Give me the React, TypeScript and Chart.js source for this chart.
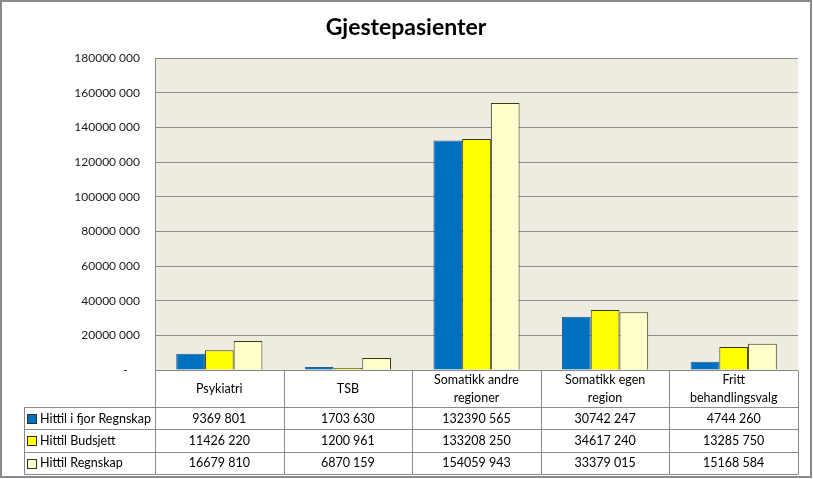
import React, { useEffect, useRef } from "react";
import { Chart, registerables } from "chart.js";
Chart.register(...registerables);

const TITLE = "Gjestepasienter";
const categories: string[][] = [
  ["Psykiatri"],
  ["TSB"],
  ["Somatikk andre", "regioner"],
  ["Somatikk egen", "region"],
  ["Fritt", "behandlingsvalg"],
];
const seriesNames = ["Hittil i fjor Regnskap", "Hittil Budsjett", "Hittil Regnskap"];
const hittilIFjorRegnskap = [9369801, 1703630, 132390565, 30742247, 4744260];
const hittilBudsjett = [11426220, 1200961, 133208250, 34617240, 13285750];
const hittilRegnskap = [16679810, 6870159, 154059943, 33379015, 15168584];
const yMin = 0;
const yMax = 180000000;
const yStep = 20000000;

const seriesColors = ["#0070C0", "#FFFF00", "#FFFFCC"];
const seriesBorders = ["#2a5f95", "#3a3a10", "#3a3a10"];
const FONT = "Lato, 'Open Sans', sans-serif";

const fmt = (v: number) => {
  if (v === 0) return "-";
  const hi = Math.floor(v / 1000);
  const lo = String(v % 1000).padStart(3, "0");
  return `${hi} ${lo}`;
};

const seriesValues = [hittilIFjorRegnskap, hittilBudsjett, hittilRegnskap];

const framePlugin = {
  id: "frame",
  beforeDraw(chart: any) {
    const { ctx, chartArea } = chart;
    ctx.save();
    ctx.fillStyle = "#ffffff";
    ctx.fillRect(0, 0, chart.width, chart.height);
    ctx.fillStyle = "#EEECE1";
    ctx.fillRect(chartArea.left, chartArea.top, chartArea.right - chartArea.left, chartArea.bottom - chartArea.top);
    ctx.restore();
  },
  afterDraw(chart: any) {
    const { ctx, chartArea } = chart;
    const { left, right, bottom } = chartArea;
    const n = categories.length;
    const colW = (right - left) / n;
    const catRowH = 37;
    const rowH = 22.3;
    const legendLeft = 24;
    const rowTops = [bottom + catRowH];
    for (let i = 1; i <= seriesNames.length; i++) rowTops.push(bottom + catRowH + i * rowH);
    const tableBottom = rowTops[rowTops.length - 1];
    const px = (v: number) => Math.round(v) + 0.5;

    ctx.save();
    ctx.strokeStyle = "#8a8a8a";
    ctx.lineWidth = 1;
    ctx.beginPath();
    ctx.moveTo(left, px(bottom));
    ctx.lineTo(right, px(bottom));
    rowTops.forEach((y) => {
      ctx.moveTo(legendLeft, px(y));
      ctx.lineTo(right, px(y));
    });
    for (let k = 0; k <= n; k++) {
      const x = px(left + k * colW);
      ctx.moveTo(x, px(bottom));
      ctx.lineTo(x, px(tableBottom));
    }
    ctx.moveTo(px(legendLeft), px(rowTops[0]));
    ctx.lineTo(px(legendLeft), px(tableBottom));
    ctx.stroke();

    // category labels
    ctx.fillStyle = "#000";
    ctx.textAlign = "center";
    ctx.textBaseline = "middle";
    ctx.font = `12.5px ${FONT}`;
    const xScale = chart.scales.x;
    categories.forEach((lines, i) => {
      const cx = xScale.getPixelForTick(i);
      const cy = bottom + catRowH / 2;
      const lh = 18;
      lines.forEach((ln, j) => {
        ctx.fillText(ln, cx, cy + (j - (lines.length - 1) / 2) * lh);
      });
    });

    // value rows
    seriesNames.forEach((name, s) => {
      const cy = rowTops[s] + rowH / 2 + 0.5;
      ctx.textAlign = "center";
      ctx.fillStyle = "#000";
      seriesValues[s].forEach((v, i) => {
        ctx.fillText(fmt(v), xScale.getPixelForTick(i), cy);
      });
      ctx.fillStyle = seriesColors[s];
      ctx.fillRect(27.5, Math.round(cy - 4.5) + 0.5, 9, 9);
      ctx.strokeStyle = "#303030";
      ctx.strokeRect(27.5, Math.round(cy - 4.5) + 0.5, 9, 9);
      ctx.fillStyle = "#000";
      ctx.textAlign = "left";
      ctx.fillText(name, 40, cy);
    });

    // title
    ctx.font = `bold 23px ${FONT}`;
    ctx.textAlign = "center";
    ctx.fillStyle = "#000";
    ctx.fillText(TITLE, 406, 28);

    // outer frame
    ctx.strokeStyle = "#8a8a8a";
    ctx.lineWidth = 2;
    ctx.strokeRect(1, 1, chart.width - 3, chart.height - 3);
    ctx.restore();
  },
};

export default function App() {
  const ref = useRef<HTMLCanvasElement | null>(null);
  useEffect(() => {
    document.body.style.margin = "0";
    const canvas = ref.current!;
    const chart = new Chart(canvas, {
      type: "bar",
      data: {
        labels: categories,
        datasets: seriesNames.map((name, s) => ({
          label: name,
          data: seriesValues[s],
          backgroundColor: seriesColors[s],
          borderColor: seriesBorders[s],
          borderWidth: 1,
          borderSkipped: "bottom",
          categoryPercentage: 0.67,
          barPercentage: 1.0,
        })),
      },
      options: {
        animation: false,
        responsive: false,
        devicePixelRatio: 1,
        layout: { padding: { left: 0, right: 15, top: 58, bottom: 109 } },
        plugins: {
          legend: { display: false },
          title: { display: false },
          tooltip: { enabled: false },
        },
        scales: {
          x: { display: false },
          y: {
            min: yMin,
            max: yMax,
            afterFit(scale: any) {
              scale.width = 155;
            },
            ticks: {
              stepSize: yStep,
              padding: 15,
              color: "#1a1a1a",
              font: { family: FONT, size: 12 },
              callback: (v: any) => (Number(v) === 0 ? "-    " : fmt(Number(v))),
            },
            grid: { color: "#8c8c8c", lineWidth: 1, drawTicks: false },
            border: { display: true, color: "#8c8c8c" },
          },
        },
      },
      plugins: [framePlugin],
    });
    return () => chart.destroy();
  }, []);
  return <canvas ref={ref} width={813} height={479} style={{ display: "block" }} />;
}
***
GIVEN TASK: Pictures excluded, quote all the data above exactly.

WRITTEN ANSWER:
Give me the React, TypeScript and Chart.js source for this chart.
import React, { useEffect, useRef } from "react";
import { Chart, registerables } from "chart.js";
Chart.register(...registerables);

const TITLE = "Gjestepasienter";
const categories: string[][] = [
  ["Psykiatri"],
  ["TSB"],
  ["Somatikk andre", "regioner"],
  ["Somatikk egen", "region"],
  ["Fritt", "behandlingsvalg"],
];
const seriesNames = ["Hittil i fjor Regnskap", "Hittil Budsjett", "Hittil Regnskap"];
const hittilIFjorRegnskap = [9369801, 1703630, 132390565, 30742247, 4744260];
const hittilBudsjett = [11426220, 1200961, 133208250, 34617240, 13285750];
const hittilRegnskap = [16679810, 6870159, 154059943, 33379015, 15168584];
const yMin = 0;
const yMax = 180000000;
const yStep = 20000000;

const seriesColors = ["#0070C0", "#FFFF00", "#FFFFCC"];
const seriesBorders = ["#2a5f95", "#3a3a10", "#3a3a10"];
const FONT = "Lato, 'Open Sans', sans-serif";

const fmt = (v: number) => {
  if (v === 0) return "-";
  const hi = Math.floor(v / 1000);
  const lo = String(v % 1000).padStart(3, "0");
  return `${hi} ${lo}`;
};

const seriesValues = [hittilIFjorRegnskap, hittilBudsjett, hittilRegnskap];

const framePlugin = {
  id: "frame",
  beforeDraw(chart: any) {
    const { ctx, chartArea } = chart;
    ctx.save();
    ctx.fillStyle = "#ffffff";
    ctx.fillRect(0, 0, chart.width, chart.height);
    ctx.fillStyle = "#EEECE1";
    ctx.fillRect(chartArea.left, chartArea.top, chartArea.right - chartArea.left, chartArea.bottom - chartArea.top);
    ctx.restore();
  },
  afterDraw(chart: any) {
    const { ctx, chartArea } = chart;
    const { left, right, bottom } = chartArea;
    const n = categories.length;
    const colW = (right - left) / n;
    const catRowH = 37;
    const rowH = 22.3;
    const legendLeft = 24;
    const rowTops = [bottom + catRowH];
    for (let i = 1; i <= seriesNames.length; i++) rowTops.push(bottom + catRowH + i * rowH);
    const tableBottom = rowTops[rowTops.length - 1];
    const px = (v: number) => Math.round(v) + 0.5;

    ctx.save();
    ctx.strokeStyle = "#8a8a8a";
    ctx.lineWidth = 1;
    ctx.beginPath();
    ctx.moveTo(left, px(bottom));
    ctx.lineTo(right, px(bottom));
    rowTops.forEach((y) => {
      ctx.moveTo(legendLeft, px(y));
      ctx.lineTo(right, px(y));
    });
    for (let k = 0; k <= n; k++) {
      const x = px(left + k * colW);
      ctx.moveTo(x, px(bottom));
      ctx.lineTo(x, px(tableBottom));
    }
    ctx.moveTo(px(legendLeft), px(rowTops[0]));
    ctx.lineTo(px(legendLeft), px(tableBottom));
    ctx.stroke();

    // category labels
    ctx.fillStyle = "#000";
    ctx.textAlign = "center";
    ctx.textBaseline = "middle";
    ctx.font = `12.5px ${FONT}`;
    const xScale = chart.scales.x;
    categories.forEach((lines, i) => {
      const cx = xScale.getPixelForTick(i);
      const cy = bottom + catRowH / 2;
      const lh = 18;
      lines.forEach((ln, j) => {
        ctx.fillText(ln, cx, cy + (j - (lines.length - 1) / 2) * lh);
      });
    });

    // value rows
    seriesNames.forEach((name, s) => {
      const cy = rowTops[s] + rowH / 2 + 0.5;
      ctx.textAlign = "center";
      ctx.fillStyle = "#000";
      seriesValues[s].forEach((v, i) => {
        ctx.fillText(fmt(v), xScale.getPixelForTick(i), cy);
      });
      ctx.fillStyle = seriesColors[s];
      ctx.fillRect(27.5, Math.round(cy - 4.5) + 0.5, 9, 9);
      ctx.strokeStyle = "#303030";
      ctx.strokeRect(27.5, Math.round(cy - 4.5) + 0.5, 9, 9);
      ctx.fillStyle = "#000";
      ctx.textAlign = "left";
      ctx.fillText(name, 40, cy);
    });

    // title
    ctx.font = `bold 23px ${FONT}`;
    ctx.textAlign = "center";
    ctx.fillStyle = "#000";
    ctx.fillText(TITLE, 406, 28);

    // outer frame
    ctx.strokeStyle = "#8a8a8a";
    ctx.lineWidth = 2;
    ctx.strokeRect(1, 1, chart.width - 3, chart.height - 3);
    ctx.restore();
  },
};

export default function App() {
  const ref = useRef<HTMLCanvasElement | null>(null);
  useEffect(() => {
    document.body.style.margin = "0";
    const canvas = ref.current!;
    const chart = new Chart(canvas, {
      type: "bar",
      data: {
        labels: categories,
        datasets: seriesNames.map((name, s) => ({
          label: name,
          data: seriesValues[s],
          backgroundColor: seriesColors[s],
          borderColor: seriesBorders[s],
          borderWidth: 1,
          borderSkipped: "bottom",
          categoryPercentage: 0.67,
          barPercentage: 1.0,
        })),
      },
      options: {
        animation: false,
        responsive: false,
        devicePixelRatio: 1,
        layout: { padding: { left: 0, right: 15, top: 58, bottom: 109 } },
        plugins: {
          legend: { display: false },
          title: { display: false },
          tooltip: { enabled: false },
        },
        scales: {
          x: { display: false },
          y: {
            min: yMin,
            max: yMax,
            afterFit(scale: any) {
              scale.width = 155;
            },
            ticks: {
              stepSize: yStep,
              padding: 15,
              color: "#1a1a1a",
              font: { family: FONT, size: 12 },
              callback: (v: any) => (Number(v) === 0 ? "-    " : fmt(Number(v))),
            },
            grid: { color: "#8c8c8c", lineWidth: 1, drawTicks: false },
            border: { display: true, color: "#8c8c8c" },
          },
        },
      },
      plugins: [framePlugin],
    });
    return () => chart.destroy();
  }, []);
  return <canvas ref={ref} width={813} height={479} style={{ display: "block" }} />;
}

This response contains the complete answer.